-- EXERCISE REQUIREMENTS --
Return the lines exactly as they stand, from the first of the material through the line containing "df_content = line_df(fa_content, dr_content, series_names[2])".
:::::
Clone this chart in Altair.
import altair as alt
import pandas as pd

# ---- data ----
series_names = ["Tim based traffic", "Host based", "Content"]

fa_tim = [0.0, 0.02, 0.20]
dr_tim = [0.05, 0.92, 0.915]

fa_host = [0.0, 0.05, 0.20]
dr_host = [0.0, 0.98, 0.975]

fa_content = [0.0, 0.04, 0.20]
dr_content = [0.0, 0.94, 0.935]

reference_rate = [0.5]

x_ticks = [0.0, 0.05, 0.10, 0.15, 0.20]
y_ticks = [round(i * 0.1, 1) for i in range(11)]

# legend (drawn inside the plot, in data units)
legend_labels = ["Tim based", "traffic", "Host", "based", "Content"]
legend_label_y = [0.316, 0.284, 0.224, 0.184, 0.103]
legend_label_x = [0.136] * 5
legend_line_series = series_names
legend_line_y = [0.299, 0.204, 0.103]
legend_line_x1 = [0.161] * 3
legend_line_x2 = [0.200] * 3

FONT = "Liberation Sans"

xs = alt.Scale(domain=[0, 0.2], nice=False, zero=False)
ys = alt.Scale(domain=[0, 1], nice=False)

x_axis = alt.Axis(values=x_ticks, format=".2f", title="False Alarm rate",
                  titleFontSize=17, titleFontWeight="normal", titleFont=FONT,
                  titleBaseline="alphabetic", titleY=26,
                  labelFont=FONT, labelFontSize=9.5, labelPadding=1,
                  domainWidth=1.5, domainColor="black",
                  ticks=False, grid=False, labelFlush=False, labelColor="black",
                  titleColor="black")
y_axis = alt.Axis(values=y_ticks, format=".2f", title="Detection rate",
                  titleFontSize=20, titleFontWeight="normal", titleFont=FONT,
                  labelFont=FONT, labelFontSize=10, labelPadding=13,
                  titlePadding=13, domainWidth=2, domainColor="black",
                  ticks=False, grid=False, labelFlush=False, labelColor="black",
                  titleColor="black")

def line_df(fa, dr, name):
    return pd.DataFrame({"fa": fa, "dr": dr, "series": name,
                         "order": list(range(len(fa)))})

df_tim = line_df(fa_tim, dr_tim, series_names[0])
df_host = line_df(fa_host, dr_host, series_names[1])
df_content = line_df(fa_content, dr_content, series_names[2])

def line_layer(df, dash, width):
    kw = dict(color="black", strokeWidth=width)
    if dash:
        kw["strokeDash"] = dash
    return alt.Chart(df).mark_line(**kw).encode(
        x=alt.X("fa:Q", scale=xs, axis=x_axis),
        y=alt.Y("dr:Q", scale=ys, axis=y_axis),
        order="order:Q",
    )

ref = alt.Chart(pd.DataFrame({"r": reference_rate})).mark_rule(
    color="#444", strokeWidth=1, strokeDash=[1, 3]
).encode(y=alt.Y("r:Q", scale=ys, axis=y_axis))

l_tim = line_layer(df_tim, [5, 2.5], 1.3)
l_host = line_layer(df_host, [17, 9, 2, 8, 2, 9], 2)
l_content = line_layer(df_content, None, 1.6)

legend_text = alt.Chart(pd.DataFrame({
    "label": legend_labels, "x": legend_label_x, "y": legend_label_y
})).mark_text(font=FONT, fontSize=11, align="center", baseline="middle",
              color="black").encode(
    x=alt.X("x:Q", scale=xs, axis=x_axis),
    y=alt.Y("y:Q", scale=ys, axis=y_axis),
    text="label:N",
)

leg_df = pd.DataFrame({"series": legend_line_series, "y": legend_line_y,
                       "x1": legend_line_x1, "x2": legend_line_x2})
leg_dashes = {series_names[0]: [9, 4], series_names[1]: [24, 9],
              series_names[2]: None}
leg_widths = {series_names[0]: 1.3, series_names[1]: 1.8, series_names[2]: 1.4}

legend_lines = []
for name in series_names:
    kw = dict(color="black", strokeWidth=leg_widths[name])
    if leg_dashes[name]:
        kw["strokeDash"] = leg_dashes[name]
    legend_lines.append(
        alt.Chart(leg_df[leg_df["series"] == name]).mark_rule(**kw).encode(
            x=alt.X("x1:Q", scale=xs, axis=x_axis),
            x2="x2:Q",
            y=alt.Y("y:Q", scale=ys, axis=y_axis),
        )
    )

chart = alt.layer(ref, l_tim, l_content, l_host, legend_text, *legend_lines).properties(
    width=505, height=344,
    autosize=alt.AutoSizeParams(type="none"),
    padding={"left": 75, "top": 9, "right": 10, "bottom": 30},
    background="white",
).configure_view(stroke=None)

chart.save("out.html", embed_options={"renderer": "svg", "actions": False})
:::::
-- WORKED ANSWER --
Clone this chart in Altair.
import altair as alt
import pandas as pd

# ---- data ----
series_names = ["Tim based traffic", "Host based", "Content"]

fa_tim = [0.0, 0.02, 0.20]
dr_tim = [0.05, 0.92, 0.915]

fa_host = [0.0, 0.05, 0.20]
dr_host = [0.0, 0.98, 0.975]

fa_content = [0.0, 0.04, 0.20]
dr_content = [0.0, 0.94, 0.935]

reference_rate = [0.5]

x_ticks = [0.0, 0.05, 0.10, 0.15, 0.20]
y_ticks = [round(i * 0.1, 1) for i in range(11)]

# legend (drawn inside the plot, in data units)
legend_labels = ["Tim based", "traffic", "Host", "based", "Content"]
legend_label_y = [0.316, 0.284, 0.224, 0.184, 0.103]
legend_label_x = [0.136] * 5
legend_line_series = series_names
legend_line_y = [0.299, 0.204, 0.103]
legend_line_x1 = [0.161] * 3
legend_line_x2 = [0.200] * 3

FONT = "Liberation Sans"

xs = alt.Scale(domain=[0, 0.2], nice=False, zero=False)
ys = alt.Scale(domain=[0, 1], nice=False)

x_axis = alt.Axis(values=x_ticks, format=".2f", title="False Alarm rate",
                  titleFontSize=17, titleFontWeight="normal", titleFont=FONT,
                  titleBaseline="alphabetic", titleY=26,
                  labelFont=FONT, labelFontSize=9.5, labelPadding=1,
                  domainWidth=1.5, domainColor="black",
                  ticks=False, grid=False, labelFlush=False, labelColor="black",
                  titleColor="black")
y_axis = alt.Axis(values=y_ticks, format=".2f", title="Detection rate",
                  titleFontSize=20, titleFontWeight="normal", titleFont=FONT,
                  labelFont=FONT, labelFontSize=10, labelPadding=13,
                  titlePadding=13, domainWidth=2, domainColor="black",
                  ticks=False, grid=False, labelFlush=False, labelColor="black",
                  titleColor="black")

def line_df(fa, dr, name):
    return pd.DataFrame({"fa": fa, "dr": dr, "series": name,
                         "order": list(range(len(fa)))})

df_tim = line_df(fa_tim, dr_tim, series_names[0])
df_host = line_df(fa_host, dr_host, series_names[1])
df_content = line_df(fa_content, dr_content, series_names[2])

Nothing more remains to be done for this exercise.